When Canadian taxpayers were asked to fork over $117 million to Own the Podium at the 2010 Winter Olympics we weren’t given the whole story.
We should have known the podium can not be owned, it can only be rented. What’s more, the rent goes up quickly and we will be expected to continue writing larger cheques until we can no longer afford the price or some other country is prepared to pay more.
When it comes to winning gold at the Olympics, victory can be measured in dollars and cents.
After the first week in Vancouver it was generally agreed the Canadian athletes would not meet the lofty goals set (and financed) for them. They were portrayed in the media as bums and losers. At that point, podium ownership had eluded them.
Then, during the second week, those millions of dollars started to kick in. Our well-financed team began to earn their keep and we started to see the red maple leaf waving in the breeze as our national anthem filled the air. Suddenly the athletes were winners and heroes.
Our Canadian media are nothing if not fickle.
In the end we couldn’t lay claim to the entire podium but since we did win the most gold we can at least lay claim to a portion of it. We clearly own a third of the podium. I guess we’ll have to throw in a few more hundreds of millions if we ever expect to own the other two thirds.
Across the country most Canadians seem to be pleased with the performance and Vancouver deserves credit for pulling off the winter Olympics without the benefit of snow or cold weather. There were plenty of tears and enough drama and excitement for everyone.
The grand finale for Canadians was the men’s hockey finals. We now know who would win if Canadian NHL players and American NHL players played against each other. They would each win one game. The gold goes to the NHL.

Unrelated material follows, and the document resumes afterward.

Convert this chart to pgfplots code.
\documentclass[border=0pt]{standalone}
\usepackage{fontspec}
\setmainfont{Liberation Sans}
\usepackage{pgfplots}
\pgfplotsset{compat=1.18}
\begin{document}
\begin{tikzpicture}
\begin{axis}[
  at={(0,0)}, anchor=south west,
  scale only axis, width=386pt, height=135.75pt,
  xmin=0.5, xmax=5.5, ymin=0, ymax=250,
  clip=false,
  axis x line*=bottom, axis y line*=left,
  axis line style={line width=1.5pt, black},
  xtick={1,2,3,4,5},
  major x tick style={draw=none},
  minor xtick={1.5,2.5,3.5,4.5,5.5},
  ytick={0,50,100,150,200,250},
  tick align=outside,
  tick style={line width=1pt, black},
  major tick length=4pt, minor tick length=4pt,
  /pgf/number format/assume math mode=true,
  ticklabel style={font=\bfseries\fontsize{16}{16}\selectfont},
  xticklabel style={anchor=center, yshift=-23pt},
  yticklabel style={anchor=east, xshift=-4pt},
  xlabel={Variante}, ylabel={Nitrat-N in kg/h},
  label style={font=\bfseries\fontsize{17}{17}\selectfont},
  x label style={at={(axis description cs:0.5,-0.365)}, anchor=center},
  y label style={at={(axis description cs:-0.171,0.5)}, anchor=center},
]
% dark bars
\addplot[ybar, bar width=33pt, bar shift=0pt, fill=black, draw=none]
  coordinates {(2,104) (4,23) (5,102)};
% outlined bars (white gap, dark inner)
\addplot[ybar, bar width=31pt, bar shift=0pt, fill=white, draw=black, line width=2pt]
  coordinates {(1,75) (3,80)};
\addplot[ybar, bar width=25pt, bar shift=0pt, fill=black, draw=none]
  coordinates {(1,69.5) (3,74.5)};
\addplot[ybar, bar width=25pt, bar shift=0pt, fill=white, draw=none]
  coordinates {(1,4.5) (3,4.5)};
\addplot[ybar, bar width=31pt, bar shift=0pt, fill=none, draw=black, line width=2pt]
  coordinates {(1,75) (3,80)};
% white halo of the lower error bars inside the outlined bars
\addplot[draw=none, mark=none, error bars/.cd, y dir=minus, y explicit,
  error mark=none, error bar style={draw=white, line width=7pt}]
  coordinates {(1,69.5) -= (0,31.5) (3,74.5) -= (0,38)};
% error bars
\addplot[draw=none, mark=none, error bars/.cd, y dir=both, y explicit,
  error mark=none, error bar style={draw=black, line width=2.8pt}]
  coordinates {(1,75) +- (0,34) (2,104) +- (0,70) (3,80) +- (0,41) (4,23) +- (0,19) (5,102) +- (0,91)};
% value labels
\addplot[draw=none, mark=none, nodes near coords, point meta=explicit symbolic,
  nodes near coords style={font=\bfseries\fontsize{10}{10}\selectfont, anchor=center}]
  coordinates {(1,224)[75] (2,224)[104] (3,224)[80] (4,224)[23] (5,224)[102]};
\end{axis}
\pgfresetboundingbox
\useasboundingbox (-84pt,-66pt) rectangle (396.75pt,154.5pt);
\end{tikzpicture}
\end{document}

Once we had the hockey golds under our belt (remember, the women won, too) and a firm grasp on 33 per cent of the podium, Canadians started getting cocky and making some very bold claims.

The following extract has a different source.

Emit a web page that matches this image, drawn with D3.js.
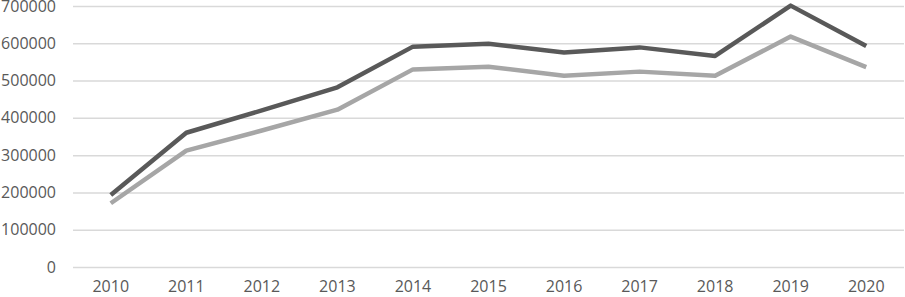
<!DOCTYPE html>
<html>
<head>
<meta charset="utf-8">
<script src="https://cdn.jsdelivr.net/npm/d3@7"></script>
<style>
  body { margin: 0; background: #fff; }
  #chart text { font-family: "Open Sans", "Liberation Sans", sans-serif; }
</style>
</head>
<body>
<div id="chart"></div>
<script>
var years = ["2010", "2011", "2012", "2013", "2014", "2015", "2016", "2017", "2018", "2019", "2020"];
var darkSeries = [193000, 360000, 420000, 482000, 591000, 599000, 575000, 589000, 566000, 701000, 593000];
var lightSeries = [171000, 312000, 366000, 422000, 530000, 537000, 513000, 524000, 513000, 618000, 536000];
var yTicks = [0, 100000, 200000, 300000, 400000, 500000, 600000, 700000];

var w = 905;
var h = 297;

var svg = d3.select("#chart")
  .append("svg")
  .attr("width", w)
  .attr("height", h);

var margin = { top: 6, right: 1, bottom: 30, left: 73 };

// band scale so each year sits in the middle of its slot
var xScale = d3.scaleBand()
  .domain(years)
  .range([margin.left, w - margin.right]);

var yScale = d3.scaleLinear()
  .domain([0, 700000])
  .range([h - margin.bottom, margin.top]);

// gridlines + y labels
var yAxis = d3.axisLeft(yScale)
  .tickValues(yTicks)
  .tickSize(-(w - margin.left - margin.right))
  .tickPadding(17)
  .tickFormat(d => d);

var gy = svg.append("g")
  .attr("transform", "translate(" + margin.left + ",0)")
  .call(yAxis);
gy.select(".domain").remove();
gy.selectAll(".tick line")
  .attr("stroke", "#d9d9d9")
  .attr("stroke-width", 1.5);
gy.selectAll(".tick text")
  .attr("fill", "#595959")
  .attr("font-size", "16px");

// x labels
var xAxis = d3.axisBottom(xScale).tickSize(0).tickPadding(14);
var gx = svg.append("g")
  .attr("transform", "translate(0," + (h - margin.bottom) + ")")
  .call(xAxis);
gx.select(".domain").remove();
gx.selectAll(".tick text")
  .attr("fill", "#595959")
  .attr("font-size", "16px");

var line = d3.line()
  .x((d, i) => xScale(years[i]) + xScale.bandwidth() / 2)
  .y(d => yScale(d));

svg.append("path")
  .datum(lightSeries)
  .attr("fill", "none")
  .attr("stroke", "#a6a6a6")
  .attr("stroke-width", 4.5)
  .attr("stroke-linejoin", "round")
  .attr("d", line);

svg.append("path")
  .datum(darkSeries)
  .attr("fill", "none")
  .attr("stroke", "#595959")
  .attr("stroke-width", 4.5)
  .attr("stroke-linejoin", "round")
  .attr("d", line);
</script>
</body>
</html>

The 2010 Vancouver Olympics were called a pivotal event in Canadian history. Canada had arrived. We could proudly take our place among the great skidding and sliding nations of the world. It was a great boost for Canadian unity. It was the best thing since roll up the rim.
But not so fast. Let’s not be so quick to pat ourselves on the back.
Vancouver was also host to another Olympic event although this one went largely unreported. While the Olympic torch was making its way to the stadium, another torch was being pulled through the city on a wagon to announce the Poverty Olympics.
The intent was to publicize the plight of the poor and homeless people in Vancouver. Many have been displaced in preparation for the games. Social spending has been cut while millions are made available to the chosen few who someday hope to own a podium.
The Poverty Olympic torch is 10 feet tall, weighs 200 pounds and is constructed of cement and an old garbage can. Three mascots have been carefully chosen. They are Itchy the Bedbug, Creepy the Cockroach and Chewy the Rat.
For the 600 or so spectators at the Poverty Olympics in Vancouver, it doesn’t really matter who owns the podium or which group of wealthy professional athletes took home the gold medal in hockey.
They would settle for a warm meal and a roof over their heads. Unfortunately no medals are awarded for surviving in Vancouver’s downtown east side.
You can decide for yourself what the 2010 Olympics mean for Canada. Was it really a transformational event that will inspire the country to higher and loftier goals?
Or was it a huge extravagance designed to benefit a select few at the expense of the poor and underprivileged?
The 2010 Winter Games in Vancouver was an exciting thrill ride and the Canadian team (even the bums and losers) should be proud.
But we should remember that these are just games and nothing more.
We still have to face the challenges of day-to-day life and the country still has serious problems to solve.
For the less fortunate, this will not be fun and games.